> The problem
Count every line that includes the string "this" in the entries that follow. Nothing besides the number is needed.

> Data section
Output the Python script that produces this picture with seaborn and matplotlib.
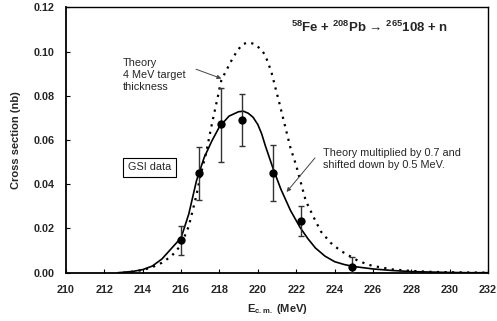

* * *

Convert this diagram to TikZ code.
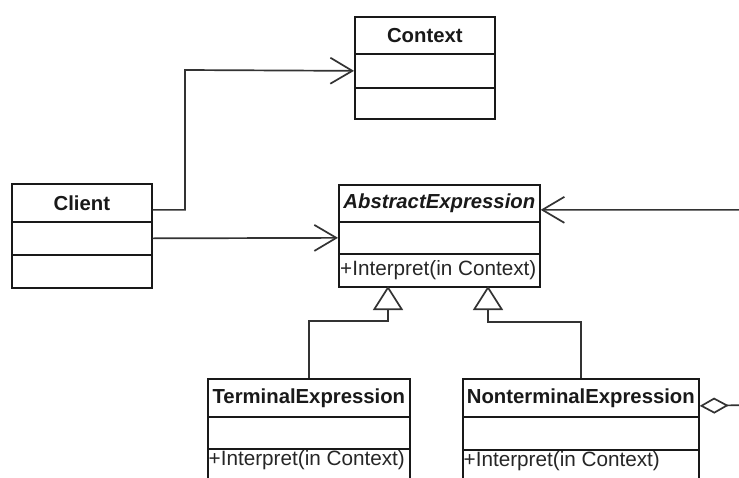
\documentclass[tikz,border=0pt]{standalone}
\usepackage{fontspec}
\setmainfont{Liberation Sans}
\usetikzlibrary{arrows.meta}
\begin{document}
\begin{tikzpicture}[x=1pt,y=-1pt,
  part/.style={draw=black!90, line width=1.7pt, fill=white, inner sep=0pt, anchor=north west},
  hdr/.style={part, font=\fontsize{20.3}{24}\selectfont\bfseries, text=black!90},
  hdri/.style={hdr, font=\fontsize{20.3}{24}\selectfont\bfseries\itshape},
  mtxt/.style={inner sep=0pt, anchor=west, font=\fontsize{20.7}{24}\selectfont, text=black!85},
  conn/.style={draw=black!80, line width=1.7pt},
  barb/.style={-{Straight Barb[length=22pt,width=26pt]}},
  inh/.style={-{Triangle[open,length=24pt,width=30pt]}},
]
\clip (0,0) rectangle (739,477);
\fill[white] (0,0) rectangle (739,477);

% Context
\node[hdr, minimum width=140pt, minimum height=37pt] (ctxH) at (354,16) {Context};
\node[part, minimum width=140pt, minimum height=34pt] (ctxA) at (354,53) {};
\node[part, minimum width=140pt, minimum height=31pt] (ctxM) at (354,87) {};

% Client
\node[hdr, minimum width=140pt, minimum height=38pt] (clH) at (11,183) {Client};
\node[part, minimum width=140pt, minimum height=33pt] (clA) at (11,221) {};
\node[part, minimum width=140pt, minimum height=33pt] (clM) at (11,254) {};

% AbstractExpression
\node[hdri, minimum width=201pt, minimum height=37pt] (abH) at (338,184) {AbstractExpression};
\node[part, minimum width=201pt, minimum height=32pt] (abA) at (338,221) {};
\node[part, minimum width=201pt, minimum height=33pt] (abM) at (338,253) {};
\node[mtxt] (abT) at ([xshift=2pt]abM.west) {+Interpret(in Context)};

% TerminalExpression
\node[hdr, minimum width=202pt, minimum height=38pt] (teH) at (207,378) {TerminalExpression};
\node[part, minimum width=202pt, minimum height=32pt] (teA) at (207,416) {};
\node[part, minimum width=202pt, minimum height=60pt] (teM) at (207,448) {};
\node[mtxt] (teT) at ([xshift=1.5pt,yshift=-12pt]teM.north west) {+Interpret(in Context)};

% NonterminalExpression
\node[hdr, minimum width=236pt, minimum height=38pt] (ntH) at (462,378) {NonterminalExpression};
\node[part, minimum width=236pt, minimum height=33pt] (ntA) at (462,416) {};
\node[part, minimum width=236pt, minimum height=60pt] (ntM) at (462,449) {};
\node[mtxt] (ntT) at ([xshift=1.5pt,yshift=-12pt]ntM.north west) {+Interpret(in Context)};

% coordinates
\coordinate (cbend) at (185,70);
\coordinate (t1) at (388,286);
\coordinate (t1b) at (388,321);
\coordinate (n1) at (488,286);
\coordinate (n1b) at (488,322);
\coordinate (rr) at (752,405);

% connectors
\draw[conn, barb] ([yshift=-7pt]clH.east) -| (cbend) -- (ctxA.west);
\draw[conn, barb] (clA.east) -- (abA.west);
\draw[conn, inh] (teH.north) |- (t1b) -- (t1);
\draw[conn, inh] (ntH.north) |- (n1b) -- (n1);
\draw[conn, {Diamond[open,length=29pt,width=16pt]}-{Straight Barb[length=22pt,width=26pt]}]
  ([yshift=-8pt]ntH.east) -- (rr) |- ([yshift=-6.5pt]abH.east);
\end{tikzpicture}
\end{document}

> Full response
2